Image segmentation is typically used to process or modify images to locate objects and boundaries between structures in the images. Thus, segmentation can modify the representation of an image into another representation that is more meaningful and easier to analyze. For example, segmentation of an image can result in the partitioning of the image into multiple regions which can enable the definition of boundaries and the location of objects in images. For digital images having pixels, segmentation can be achieved by similarly characterizing each of the pixels in a region with respect to pixel qualities such as gray levels, colour, texture, etc. Segmentation of sequences of images can also be a useful tool for tracking the position, size and shape of objects as a function of time.

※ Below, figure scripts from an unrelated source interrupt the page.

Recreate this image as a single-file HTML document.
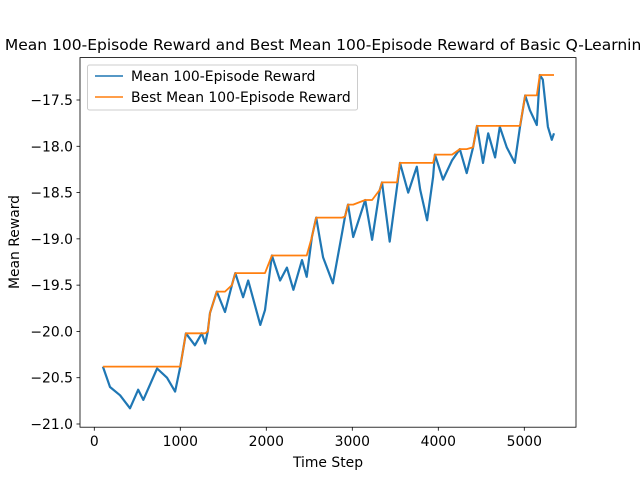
<!DOCTYPE html>
<html><head><meta charset="utf-8"><style>
body{margin:0;background:#fff}
svg{display:block;font-family:"DejaVu Sans","Liberation Sans",sans-serif}
</style></head><body>
<svg id="c" width="640" height="480">
<text x="328" y="50" font-size="15.5" text-anchor="middle">Mean 100-Episode Reward and Best Mean 100-Episode Reward of Basic Q-Learning</text>
<g id="plot"></g>
<rect x="80" y="57.6" width="496" height="369.6" fill="none" stroke="#000" stroke-width="0.8"/>
<g id="ticks" font-size="13.9"></g>
<text x="328" y="467" font-size="13.9" text-anchor="middle">Time Step</text>
<text x="19" y="242" font-size="13.9" text-anchor="middle" transform="rotate(-90 19 242)">Mean Reward</text>
<g>
<rect x="87.5" y="65" width="270" height="45" rx="2" fill="#fff" fill-opacity="0.8" stroke="#ccc"/>
<line x1="95" y1="76" x2="123" y2="76" stroke="#1f77b4" stroke-width="1.5"/>
<text x="131" y="81" font-size="13.9">Mean 100-Episode Reward</text>
<line x1="95" y1="97" x2="123" y2="97" stroke="#ff7f0e" stroke-width="1.5"/>
<text x="131" y="102" font-size="13.9">Best Mean 100-Episode Reward</text>
</g>
</svg>
<script>
const steps=[100,183,300,415,510,570,730,845,940,1000,1065,1170,1250,1290,1320,1345,1425,1520,1600,1640,1730,1790,1930,1985,2065,2160,2240,2315,2415,2470,2530,2580,2625,2660,2775,2880,2915,2950,3010,3150,3230,3320,3345,3435,3520,3555,3650,3750,3790,3870,3940,3960,4055,4160,4250,4330,4405,4450,4520,4580,4660,4715,4795,4890,4950,5010,5065,5145,5180,5215,5275,5320,5345];
const meanReward=[-20.38,-20.60,-20.69,-20.83,-20.63,-20.74,-20.40,-20.50,-20.65,-20.38,-20.02,-20.15,-20.02,-20.13,-20.0,-19.80,-19.57,-19.79,-19.50,-19.37,-19.63,-19.45,-19.93,-19.77,-19.18,-19.45,-19.31,-19.55,-19.23,-19.41,-18.98,-18.77,-19.01,-19.20,-19.48,-18.94,-18.76,-18.63,-18.98,-18.58,-19.01,-18.47,-18.39,-19.03,-18.44,-18.18,-18.50,-18.22,-18.47,-18.80,-18.33,-18.09,-18.36,-18.15,-18.03,-18.29,-18.01,-17.78,-18.18,-17.86,-18.12,-17.79,-18.01,-18.18,-17.79,-17.45,-17.61,-17.77,-17.23,-17.28,-17.79,-17.93,-17.86];
const xTicks=[0,1000,2000,3000,4000,5000];
const yTicks=[-21.0,-20.5,-20.0,-19.5,-19.0,-18.5,-18.0,-17.5];
const yTickLabels=["−21.0","−20.5","−20.0","−19.5","−19.0","−18.5","−18.0","−17.5"];

const X=v=>94.3+v*0.0860;
const Y=v=>100-(v+17.5)*92.57;
const NS="http://www.w3.org/2000/svg";
const plot=document.getElementById('plot'),tk=document.getElementById('ticks');
function mk(t,a,p){const e=document.createElementNS(NS,t);for(const k in a)e.setAttribute(k,a[k]);p.appendChild(e);return e;}
let best=[],m=-Infinity;meanReward.forEach(v=>{m=Math.max(m,v);best.push(m);});
let d1=steps.map((s,i)=>(i?'L':'M')+X(s).toFixed(1)+' '+Y(meanReward[i]).toFixed(1)).join('');
const p1=mk('path',{d:d1,fill:'none',stroke:'#1f77b4','stroke-width':2.2,'stroke-linejoin':'round'},plot);


let d2=steps.map((s,i)=>(i?'L':'M')+X(s).toFixed(1)+' '+Y(best[i]).toFixed(1)).join('');
const p2=mk('path',{d:d2,fill:'none',stroke:'#ff7f0e','stroke-width':1.8,'stroke-linejoin':'round'},plot);


xTicks.forEach(v=>{const x=X(v);
 const l=mk('line',{x1:x,x2:x,y1:427.2,y2:430.7,stroke:'#000','stroke-width':0.8},tk);
 
 
 const t=mk('text',{x:x,y:446,'text-anchor':'middle'},tk);t.textContent=v;
 
 });
yTicks.forEach((v,i)=>{const y=Y(v);
 const l=mk('line',{x1:76.5,x2:80,y1:y,y2:y,stroke:'#000','stroke-width':0.8},tk);
 
 
 const t=mk('text',{x:73,y:y+5,'text-anchor':'end'},tk);t.textContent=yTickLabels[i];
 
 });
</script>
</body></html>
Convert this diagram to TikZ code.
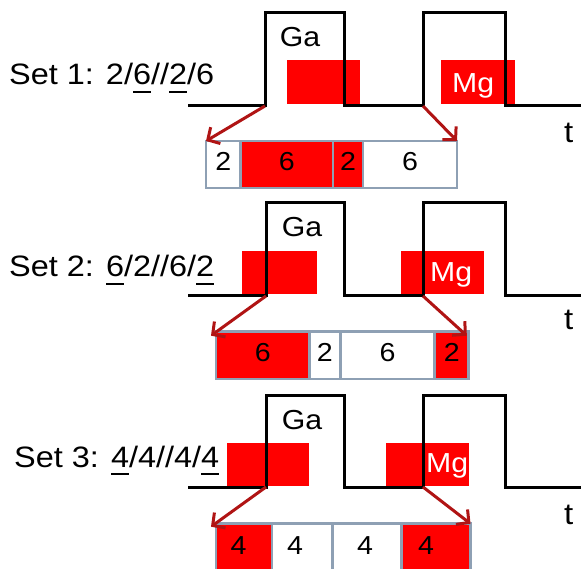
\documentclass[tikz,border=0pt]{standalone}
\usepackage{fontspec}
\setmainfont{Liberation Sans}[FakeStretch=1.1]
\usetikzlibrary{arrows.meta}
\definecolor{feedred}{RGB}{176,20,20}
\definecolor{barline}{RGB}{142,160,180}
% underline a single character with a heavy rule
\newcommand\undl[1]{\leavevmode\setbox0\hbox{#1}\rlap{\rule[-8pt]{\wd0}{2pt}}\box0}
\begin{document}
\begin{tikzpicture}[x=1pt,y=-1pt,
  pulse/.style={draw=black,line width=3pt,line join=miter},
  dose/.style={fill=red,draw=none},
  cell/.style={draw=barline,line width=2.7pt,inner sep=0pt,outer sep=0pt,
    font=\fontsize{26pt}{30pt}\selectfont,text depth=6pt},
  cellred/.style={cell,fill=red},
  cellwhite/.style={cell,fill=white},
  digit/.style={inner sep=0pt,font=\fontsize{26pt}{30pt}\selectfont},
  feed/.style={draw=feedred,line width=3pt,
    -{Straight Barb[length=9pt,width=19pt]}},
  setlabel/.style={anchor=base west,inner sep=0pt,font=\fontsize{29.5pt}{34pt}\selectfont},
  galabel/.style={inner sep=0pt,font=\fontsize{27.5pt}{32pt}\selectfont},
  mglabel/.style={anchor=base west,inner sep=0pt,text=white,font=\fontsize{27.5pt}{32pt}\selectfont},
  taxis/.style={anchor=base west,inner sep=0pt,font=\fontsize{30pt}{34pt}\selectfont}]
\useasboundingbox (0,0) rectangle (581,569);
\clip (0,0) rectangle (581,569);

% ---------------- Set 1 ----------------
\fill[dose] (287,60) rectangle (360,104);
\fill[dose] (441,60) rectangle (515,104);
\coordinate (g1) at (265,106);
\coordinate (m1) at (423,106);
\draw[pulse] (188,106) -- (g1) |- (344,13) |- (m1) |- (505,13) |- (583,106);
\node[cellwhite,minimum width=34.5pt,minimum height=47pt] (c11) at (223.25,164.5) {2};
\node[cellred,minimum width=92.5pt,minimum height=47pt] (c12) at (286.75,164.5) {6};
\node[cellred,minimum width=30pt,minimum height=47pt] (c13) at (348,164.5) {2};
\node[cellwhite,minimum width=94pt,minimum height=47pt] (c14) at (410,164.5) {6};
\draw[feed] (g1) -- (c11.north west);
\draw[feed] (m1) -- (c14.north east);
\node[setlabel] (s1) at (9,85) {Set 1: 2/\undl{6}//\undl{2}/6};
\node[galabel] (ga1) at (300,37) {Ga};
\node[mglabel] (mg1) at (452,92.7) {Mg};
\node[taxis] (t1) at (564,143) {t};

% ---------------- Set 2 ----------------
\fill[dose] (242,251) rectangle (317,294);
\fill[dose] (401,251) rectangle (484,294);
\coordinate (g2) at (266,296);
\coordinate (m2) at (423,296);
\draw[pulse] (188,296) -- (g2) |- (344,203) |- (m2) |- (505,203) |- (583,296);
\node[cellred,minimum width=93.5pt,minimum height=47.3pt] (c21) at (262.75,355.35) {6};
\node[cellwhite,minimum width=30.8pt,minimum height=47.3pt] (c22) at (324.9,355.35) {2};
\node[cellwhite,minimum width=94.4pt,minimum height=47.3pt] (c23) at (387.5,355.35) {6};
\node[cellred,minimum width=34pt,minimum height=47.3pt] (c24) at (451.7,355.35) {2};
\draw[feed] (g2) -- ([shift={(-5pt,-4pt)}]c21.north west);
\draw[feed] (m2) -- ([shift={(-2pt,-4pt)}]c24.north east);
\node[setlabel] (s2) at (9,277) {Set 2: \undl{6}/2//6/\undl{2}};
\node[galabel] (ga2) at (302,227) {Ga};
\node[mglabel] (mg2) at (430,282) {Mg};
\node[taxis] (t2) at (564,330) {t};

% ---------------- Set 3 ----------------
\fill[dose] (227,443) rectangle (309,486);
\fill[dose] (386,443) rectangle (469,486);
\coordinate (g3) at (266,487);
\coordinate (m3) at (423,487);
\draw[pulse] (188,487) -- (g3) |- (344,395) |- (m3) |- (505,395) |- (583,487);
\node[cellred,minimum width=56pt,minimum height=47.3pt] (c31) at (244,547.35) {};
\node[cellwhite,minimum width=60.8pt,minimum height=47.3pt] (c32) at (302.4,547.35) {};
\node[cellwhite,minimum width=68.9pt,minimum height=47.3pt] (c33) at (367.25,547.35) {};
\node[cellred,minimum width=68.8pt,minimum height=47.3pt] (c34) at (436.1,547.35) {};
\node[digit] (d31) at (238.5,546) {4};
\node[digit] (d32) at (295,546) {4};
\node[digit] (d33) at (365,546) {4};
\node[digit] (d34) at (426,546) {4};
\draw[feed] (g3) -- ([shift={(-5pt,-3pt)}]c31.north west);
\draw[feed] (m3) -- (c34.north east);
\node[setlabel] (s3) at (14,467) {Set 3: \undl{4}/4//4/\undl{4}};
\node[galabel] (ga3) at (302,420) {Ga};
\node[mglabel] (mg3) at (426,472) {Mg};
\node[taxis] (t3) at (564,524) {t};
\end{tikzpicture}
\end{document}
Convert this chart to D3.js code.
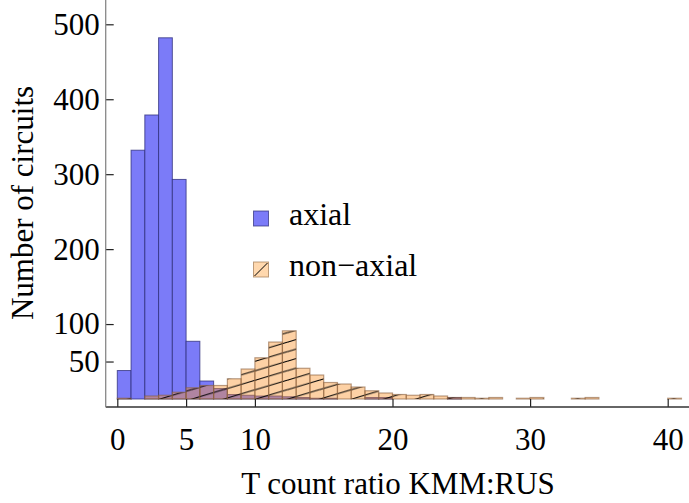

One application of image segmentation is in ultrasound imaging. Ultrasound imaging techniques are commonly used as non-invasive and non-destructive detection and diagnostic tools in a range of industries including medicine, foodstuffs, pharmaceuticals, petrochemicals, chemicals and materials processing. Known techniques take advantage of quantitative ultrasonic parameters such as scattering, backscattering, attenuation, speed of sound, tissue/material nonlinearity and statistics to reveal intrinsic tissue and material properties such as microstructure and composition. The ultrasound image is characterized by pixels of differing intensities that may be used to differentiate different regions of interest. In the case of ultrasound imaging of biological tissues, microstructure and lesions or other abnormalities in the tissue can be detected. Some tissue types can be subjectively identified by their texture. This method has been used successfully to detect or diagnose many medical conditions including atherosclerotic vascular disease, tumors in soft tissue such as the breast and prostate, early Duchenne muscular dystrophy, to monitor cell apoptosis, and to characterize carcinomas, to name a few examples.
Diagnosis from ultrasound images may be hampered by the quality of the images and the nature of the structures being imaged. For example, ultrasound images of soft tissue structures may be low contrast and their often irregularly shaped boundaries further masked by speckle noise, imaging artifacts and shadowing by calcifications in parts of the structures. One such clinical application is in identifying atherosclerotic plaque structures within a vascular wall as the layers of the vascular wall have low contrast and the plaque structures have irregularly shaped boundaries.
Furthermore, the images being analyzed may describe time-varying dynamic structures which can be assessed from a sequence of images in an ultrasound video or a digital Cine loop of an anatomical area. Therefore, for proper diagnosis, a large number of images must be reviewed. If performed manually, this is a time consuming task and subject to variability between observers and subjective interpretation.
Therefore, there is a need for an improved image segmentation method and system.